The site was first known as Quiacomock, the name of a nearby Indian town. The land near the mouth of the Corotoman River was inhabited by the Cuttatawomen tribe, observed by John Smith as having "30 fighting men."
On March 23rd, 1640 Edward Grimes received a patent for 150 acres at Quiacomock. By the time of his death he had acquired 470 acres in the area. In his will dated 1653 he left the land to stepson William Wroughton. In 1661 Wroughton leased the original 150 acre portion of the Quiacomock patent to Nicholas Heale and Robert Pollard for ten years. According to the lease Heale and Pollard were to build houses, plant 100 apple trees, and clear ground to grow tobacco. The lease was to be settled in four payments, the first three made in indentured servants and the final payment was 4,000 pounds of tobacco raised from the land.

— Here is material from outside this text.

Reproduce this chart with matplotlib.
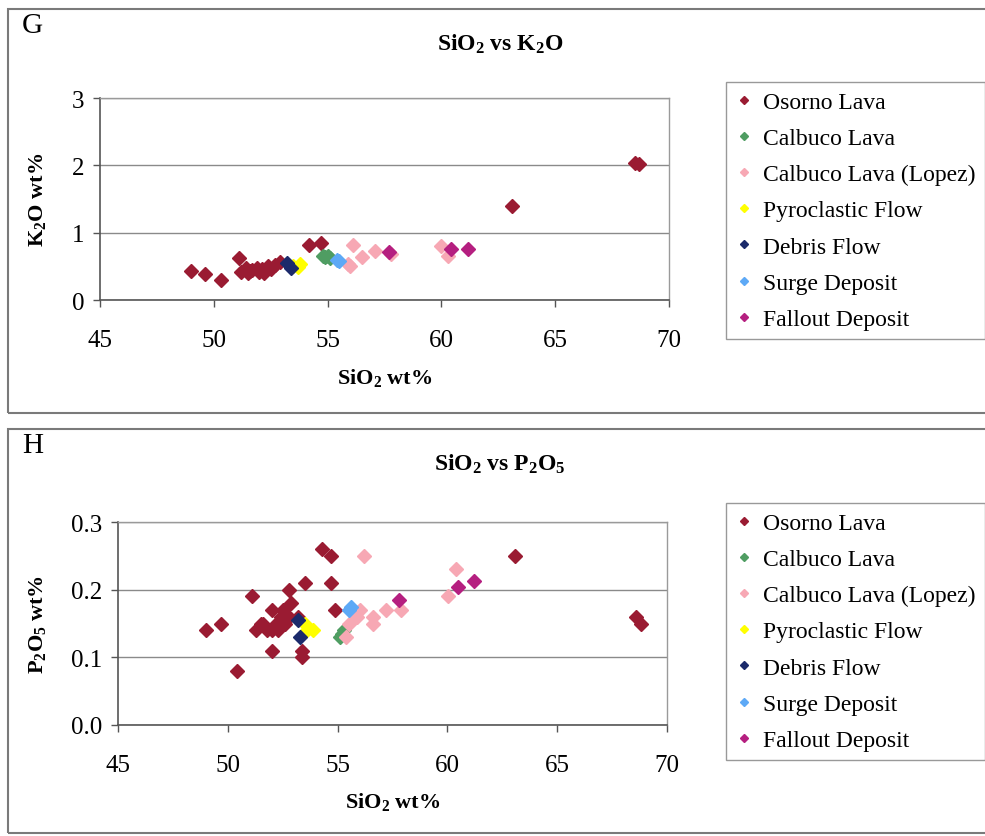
import matplotlib
matplotlib.use('Agg')
import matplotlib.pyplot as plt
from matplotlib.patches import Rectangle

plt.rcParams['font.family'] = 'Liberation Serif'
plt.rcParams['mathtext.fontset'] = 'custom'
plt.rcParams['mathtext.rm'] = 'Liberation Serif'
plt.rcParams['mathtext.bf'] = 'Liberation Serif:bold'
plt.rcParams['mathtext.default'] = 'regular'

# --- series names and colours ---
SERIES = ['Osorno Lava', 'Calbuco Lava', 'Calbuco Lava (Lopez)', 'Pyroclastic Flow',
          'Debris Flow', 'Surge Deposit', 'Fallout Deposit']
COLORS = ['#9A1B32', '#4F9D62', '#F7A8B4', '#FFFF00', '#1B2A6B', '#5DA9F6', '#B51F80']

# --- panel G: SiO2 vs K2O ---
osorno_si_k = [49.0, 49.6, 50.3, 51.1, 51.2, 51.4, 51.5, 51.6, 51.7, 51.9, 52.0, 52.1,
               52.2, 52.3, 52.4, 52.5, 52.7, 52.9, 54.2, 54.7, 63.1, 68.5, 68.7]
osorno_k2o = [0.43, 0.38, 0.29, 0.63, 0.42, 0.48, 0.40, 0.43, 0.45, 0.48, 0.42, 0.46,
              0.40, 0.44, 0.50, 0.46, 0.52, 0.56, 0.81, 0.85, 1.39, 2.04, 2.02]
calbuco_si_k = [54.8, 54.9, 55.0, 55.1]
calbuco_k2o = [0.66, 0.64, 0.65, 0.63]
lopez_si_k = [55.9, 56.0, 56.1, 56.5, 57.1, 57.8, 60.0, 60.3]
lopez_k2o = [0.53, 0.50, 0.81, 0.64, 0.73, 0.68, 0.80, 0.65]
pyro_si_k = [53.5, 53.7, 53.8]
pyro_k2o = [0.51, 0.49, 0.53]
debris_si_k = [53.2, 53.4]
debris_k2o = [0.55, 0.47]
surge_si_k = [55.4, 55.5]
surge_k2o = [0.60, 0.58]
fallout_si_k = [57.7, 60.4, 61.15]
fallout_k2o = [0.71, 0.76, 0.76]

# --- panel H: SiO2 vs P2O5 ---
osorno_si_p = [49.0, 49.7, 50.4, 51.1, 51.3, 51.5, 51.6, 51.8, 52.0, 52.0, 52.0, 52.2,
               52.4, 52.5, 52.3, 52.6, 52.8, 52.9, 52.8, 53.2, 53.5, 53.4, 53.4, 54.3,
               54.7, 54.7, 54.9, 63.1, 68.6, 68.8]
osorno_p2o5 = [0.14, 0.15, 0.08, 0.19, 0.14, 0.15, 0.15, 0.14, 0.11, 0.17, 0.14, 0.15,
               0.16, 0.17, 0.14, 0.15, 0.20, 0.18, 0.16, 0.16, 0.21, 0.11, 0.10, 0.26,
               0.25, 0.21, 0.17, 0.25, 0.16, 0.15]
calbuco_si_p = [55.1, 55.2, 55.3]
calbuco_p2o5 = [0.13, 0.135, 0.14]
lopez_si_p = [55.4, 55.5, 55.9, 56.0, 56.2, 56.6, 56.6, 57.2, 57.9, 60.05, 60.4]
lopez_p2o5 = [0.13, 0.15, 0.16, 0.17, 0.25, 0.16, 0.15, 0.17, 0.17, 0.19, 0.23]
pyro_si_p = [53.5, 53.6, 53.9]
pyro_p2o5 = [0.15, 0.14, 0.14]
debris_si_p = [53.2, 53.3]
debris_p2o5 = [0.155, 0.13]
surge_si_p = [55.5, 55.6]
surge_p2o5 = [0.17, 0.175]
fallout_si_p = [57.8, 60.5, 61.2]
fallout_p2o5 = [0.185, 0.204, 0.213]

K_DATA = [(osorno_si_k, osorno_k2o), (calbuco_si_k, calbuco_k2o), (lopez_si_k, lopez_k2o),
          (pyro_si_k, pyro_k2o), (debris_si_k, debris_k2o), (surge_si_k, surge_k2o),
          (fallout_si_k, fallout_k2o)]
P_DATA = [(osorno_si_p, osorno_p2o5), (calbuco_si_p, calbuco_p2o5), (lopez_si_p, lopez_p2o5),
          (pyro_si_p, pyro_p2o5), (debris_si_p, debris_p2o5), (surge_si_p, surge_p2o5),
          (fallout_si_p, fallout_p2o5)]

W, H = 985, 837
fig = plt.figure(figsize=(W / 100, H / 100), dpi=100)


def fx(px):
    return px / W


def fy(py):
    return 1 - py / H


def draw_panel(rect, data, yticks, yfmt, letter, title, ylabel, top, label_x, leg_top):
    ax = fig.add_axes(rect)
    for (xs, ys), name, col in zip(data, SERIES, COLORS):
        ax.plot(xs, ys, linestyle='none', marker='D', markersize=7,
                color=col, markeredgecolor=col, label=name, clip_on=False)
    ax.set_xlim(45, 70)
    ax.set_ylim(yticks[0], yticks[-1])
    ax.set_xticks([45, 50, 55, 60, 65, 70])
    ax.set_yticks(yticks)
    ax.set_yticklabels([yfmt.format(v) for v in yticks])
    ax.grid(axis='y', color='#8a8a8a', linewidth=1.0)
    ax.set_axisbelow(True)
    for s in ['left', 'bottom']:
        ax.spines[s].set_color('#555555')
        ax.spines[s].set_linewidth(1.2)
    for s in ['top', 'right']:
        ax.spines[s].set_color('#9a9a9a')
        ax.spines[s].set_linewidth(1.0)
    ax.tick_params(axis='x', direction='out', length=5, width=1, color='#555555',
                   labelsize=18, pad=16)
    ax.tick_params(axis='y', direction='out', length=5, width=1, color='#555555',
                   labelsize=18, pad=6)

    # panel frame
    fig.patches.append(Rectangle((fx(8), fy(top[1])), fx(1000) - fx(8), fy(top[0]) - fy(top[1]),
                                 transform=fig.transFigure, fill=False,
                                 edgecolor='#7a7a7a', linewidth=1.5))
    fig.text(fx(22), fy(top[0] + 16), letter, fontsize=21, ha='left', va='center')
    fig.text(fx(500), fy(top[0] + 34), title, fontsize=17, fontweight='bold',
             ha='center', va='center')
    fig.text(fx(37), rect[1] + rect[3] / 2, ylabel, fontsize=16, fontweight='bold',
             rotation=90, ha='center', va='center')
    fig.text(rect[0] + rect[2] / 2, fy(label_x), r'SiO$_2$ wt%', fontsize=16,
             fontweight='bold', ha='center', va='center')

    leg = ax.legend(loc='upper left', bbox_to_anchor=(fx(726), fy(leg_top)),
                    bbox_transform=fig.transFigure, fontsize=17, frameon=True,
                    fancybox=False, borderaxespad=0, markerscale=0.65,
                    handlelength=0.7, handletextpad=0.45, labelspacing=0.62,
                    borderpad=0.4)
    leg.get_frame().set_edgecolor('#808080')
    leg.get_frame().set_linewidth(1.0)
    return ax


draw_panel([fx(100), fy(301), fx(669) - fx(100), fy(99) - fy(301)], K_DATA,
           [0, 1, 2, 3], '{:d}', 'G', r'SiO$_2$ vs K$_2$O', r'K$_2$O wt%',
           (10, 414), 378, 83)
draw_panel([fx(118), fy(726), fx(667) - fx(118), fy(523) - fy(726)], P_DATA,
           [0.0, 0.1, 0.2, 0.3], '{:.1f}', 'H', r'SiO$_2$ vs P$_2$O$_5$',
           r'P$_2$O$_5$ wt%', (430, 834), 802, 504)

fig.savefig('out.png', dpi=100)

In September 1667 William Ball I patented 240 acres of land lying north of Quiacomock that had originally been patented by Grimes but had perhaps reverted back to the crown. Neither Heale or Pollard lived to see the end of their ten year lease with Wroughton, and in 1670 Domini Thoryatt took out a new lease on all of William Wroughton's lands in Lancaster County until 1687. During the time of Bacon's Rebellion in 1676 a fort stood near Quiacomock, but the ruins have now eroded more than 100 feet off shore. On June 30th, 1680 William Ball purchased three separate pieces of land from Wroughton totaling 280 acres including the 150 acre patent for Quiacomock.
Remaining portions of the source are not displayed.